Через несколько минут, объяснив, что меня записывают на магнитофон и кинокамеру, он предложил лист бумаги, уголь и кусочек мягкого хлеба в качестве ластика. И попросил меня нарисовать, как смогу, лампу, стоявшую на пианино напротив. Я ответил, что никогда не рисовал раньше, кроме технических чертежей для получения степени инженера. Он возразил, что знает об этом, но я должен попробовать, поскольку речь идет о большем, чем просто рисунки.
Я нарисовал вертикальный цилиндр с усеченным конусом на верхнем конце и нечто вроде эллипса внизу как подставку. Для меня это был наилучший возможный рисунок. Он взглянул и констатировал, что это мысль о лампе, но не лампа, и тогда я понял, что действительно нарисовал абстрактное понятие, стоящее за словом «лампа».
Как бы то ни было, парировал я, только художник может сделать то, чего он от меня ожидал, а я не был художником, как сразу и предупреждал. Он настаивал, чтобы я попробовал снова и нарисовал только то, что вижу, а не то, что думаю, что вижу.
Я просто не знал, как нарисовать то, что видишь. В моем, а может быть и вашем представлении он просил меня стать художником, а я им не был. «Скажите, что вы видите?» «Лампу» «Вы видите хоть какие-то из линий, которые нарисовали?» Я был вынужден признать, что на рисунке не было ни одной линии настоящей лампы, только пропорции более-менее соответствовали. «Вы видите линии? Что в целом видят ваши глаза? Они видят свет, тогда почему бы вам не нарисовать темные и светлые пятна, которые вы видите. У вас в руке уголь. Если вы закрасите слишком много, у вас есть хлеб, чтобы удалить излишки и добиться градиента в пятнах, чтобы они были больше похожи на те, что вы видите».
Я взял другой лист бумаги и на этот раз начал с темных пятен там, где не было света. И вдруг понял, что ножка лампы не была цилиндром, тень наверху не была усеченным конусом и основание не было эллипсом. Я испытал необычайные ощущения, когда взглянул на собрание темных угольных пятен и частей, откуда я убрал уголь с помощью хлебного мякиша. Рисунок не мог быть моим, такие рисовали только художники. Я никогда даже не думал такими категориями прежде, поскольку это казалось обманом, как будто я притворялся тем, кем не был на самом деле.

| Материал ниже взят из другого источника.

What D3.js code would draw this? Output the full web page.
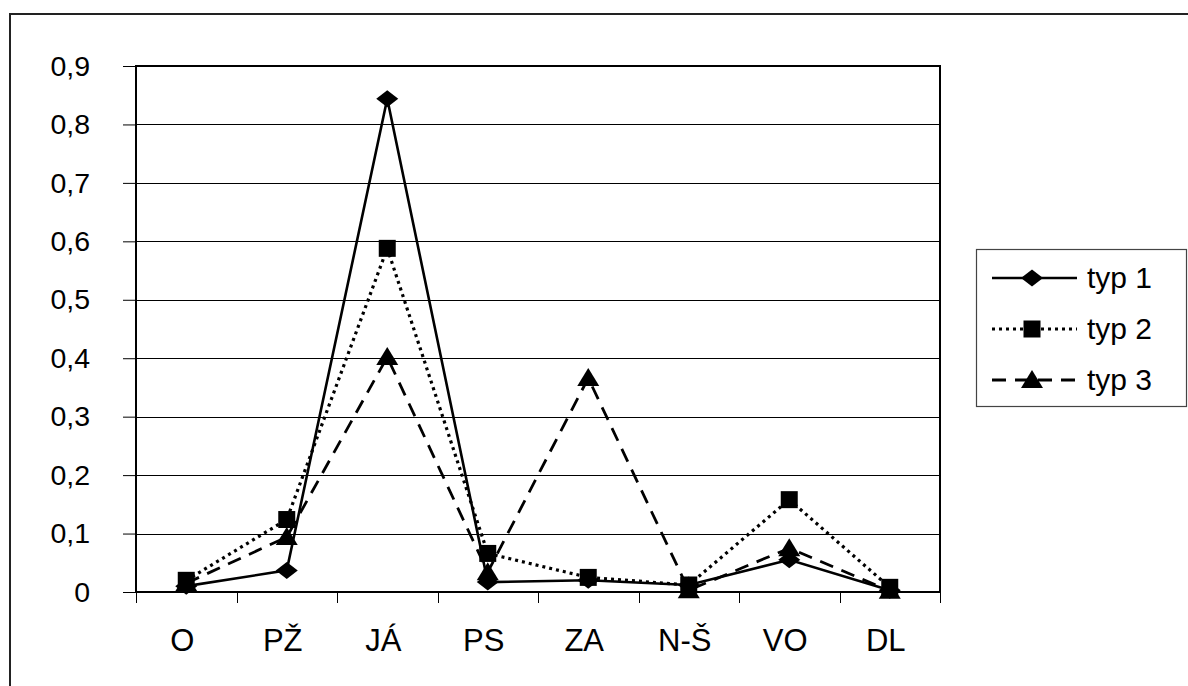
<!DOCTYPE html>
<html><head><meta charset="utf-8">
<script src="https://cdn.jsdelivr.net/npm/d3@7"></script>
<style>html,body{margin:0;padding:0;background:#fff;}svg{display:block;}</style>
</head><body>
<svg id="c" width="1188" height="686"></svg>
<script>
const categories = ["O","PŽ","JÁ","PS","ZA","N-Š","VO","DL"];
const typ1 = [0.010, 0.037, 0.844, 0.017, 0.020, 0.012, 0.055, 0.003];
const typ2 = [0.020, 0.124, 0.588, 0.066, 0.025, 0.012, 0.158, 0.008];
const typ3 = [0.015, 0.094, 0.402, 0.034, 0.366, 0.003, 0.075, 0.002];
const seriesNames = ["typ 1","typ 2","typ 3"];
const yTicks = [0,0.1,0.2,0.3,0.4,0.5,0.6,0.7,0.8,0.9];
const yTickLabels = ["0","0,1","0,2","0,3","0,4","0,5","0,6","0,7","0,8","0,9"];

const svg = d3.select("#c");
const font = "Arial, 'Liberation Sans', sans-serif";
const L = 136, R = 940, T = 66, B = 592;

svg.append("rect").attr("x",10).attr("y",14).attr("width",1250).attr("height",800)
  .attr("fill","none").attr("stroke","#222").attr("stroke-width",2);

const x = d3.scaleBand().domain(categories).range([L,R]);
const y = d3.scaleLinear().domain([0,0.9]).range([B,T]);

svg.append("g").selectAll("line").data(yTicks.slice(1)).join("line")
  .attr("x1",L).attr("x2",R).attr("y1",d=>Math.round(y(d))+0.5).attr("y2",d=>Math.round(y(d))+0.5)
  .attr("stroke","#000").attr("stroke-width",1);

const yAxis = d3.axisLeft(y).tickValues(yTicks).tickSize(13).tickPadding(33)
  .tickFormat((d,i)=>yTickLabels[i]);
const gy = svg.append("g").attr("transform",`translate(${L},0)`).call(yAxis);
gy.select(".domain").remove();
gy.selectAll(".tick line").attr("stroke","#000");
gy.selectAll("text").attr("font-family",font).attr("font-size",28.5).attr("fill","#000");

const bounds = categories.map(c=>x(c)).concat([R]);
svg.append("g").selectAll("line").data(bounds).join("line")
  .attr("x1",d=>Math.round(d)+0.5).attr("x2",d=>Math.round(d)+0.5).attr("y1",B).attr("y2",B+11)
  .attr("stroke","#000");
svg.append("g").selectAll("text").data(categories).join("text")
  .attr("x",d=>x(d)+x.bandwidth()/2-4).attr("y",651).attr("text-anchor","middle")
  .attr("font-family",font).attr("font-size",31).attr("fill","#000").text(d=>d);

svg.append("rect").attr("x",L).attr("y",T).attr("width",R-L).attr("height",B-T)
  .attr("fill","none").attr("stroke","#000").attr("stroke-width",2);

const cx = (d,i)=>x(categories[i])+x.bandwidth()/2;
const line = d3.line().x((d,i)=>cx(d,i)).y(d=>y(d));

const diamond = "M0,-8.5L11,0L0,8.5L-11,0Z";
const square = "M-8.5,-8.5H8.5V8.5H-8.5Z";
const triangle = "M0,-10L11,8L-11,8Z";

const series = [
  {name:seriesNames[0], values:typ1, dash:null, shape:diamond, sw:2.6},
  {name:seriesNames[1], values:typ2, dash:"3,4", shape:square, sw:3.2},
  {name:seriesNames[2], values:typ3, dash:"14,9", shape:triangle, sw:2.8}
];
series.slice().reverse().forEach(s=>{
  svg.append("path").attr("d",line(s.values)).attr("fill","none").attr("stroke","#000")
    .attr("stroke-width",s.sw).attr("stroke-dasharray",s.dash);
});
series.slice().reverse().forEach(s=>{
  svg.append("g").selectAll("path").data(s.values).join("path")
    .attr("transform",(d,i)=>`translate(${cx(d,i)},${y(d)})`)
    .attr("d",s.shape).attr("fill","#000");
});

const lg = svg.append("g");
lg.append("rect").attr("x",976.5).attr("y",249.5).attr("width",210).attr("height",157)
  .attr("fill","#fff").attr("stroke","#444").attr("stroke-width",1.2);
series.forEach((s,i)=>{
  const ly = 278 + i*51;
  lg.append("line").attr("x1",992).attr("x2",1077).attr("y1",ly).attr("y2",ly)
    .attr("stroke","#000").attr("stroke-width",s.sw).attr("stroke-dasharray",s.dash);
  lg.append("path").attr("transform",`translate(1032,${ly})`)
    .attr("d",s.shape).attr("fill","#000");
  lg.append("text").attr("x",1087).attr("y",ly+10).attr("font-family",font)
    .attr("font-size",30).attr("fill","#000").text(s.name);
});
</script>
</body></html>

Думаю, вы можете представить удивительную трансформацию, которая происходила со мной. Я не художник, а кто художник? Когда я действую как художник, результатом становится работа художника. Может быть, я меняюсь, теряю свою индивидуальность? Тогда я не думал в подобных терминах, но чувствовал себя незащищенным из-за перемен, происходивших под действием вопросов Якоби.
Он не показывал мне, как рисовать. Помните танцора и его девушку? Можете увидеть нечто общее в двух примерах обучения в совершенно разных обстоятельствах? Я могу.
Расставшись с Якоби в тот день и отправившись в свою комнату я увидел на столе стеклянный графин с водой. Я почувствовал внутренний вызов, даже нет, внутреннее убеждение, выразившееся в желании воспроизвести графин на бумаге. По-детски я также хотел доказать Якоби, что не столь уж неумел. Я не рисовал линий вовсе, но использовал легкие прикосновения, а все остальное было каплями света и тьмы. В итоге на рисунке можно было увидеть уровень воды, игру света в ней, отличавшуюся от света в стакане, хотя оба были прозрачными.
Я чувствовал, что создал шедевр и вырос минимум на шесть дюймов. Выяснилось, что у свойства быть художником нет границ. И сейчас я с трудом удерживаю себя, чтобы не рассказать вам, как стал настоящим художником в течение нескольких недель танца с Якоби, который при этом никогда не учил меня рисовать. Подперев щеку языком, он спрашивал, почему я не следую своему собственному учению, когда рисую.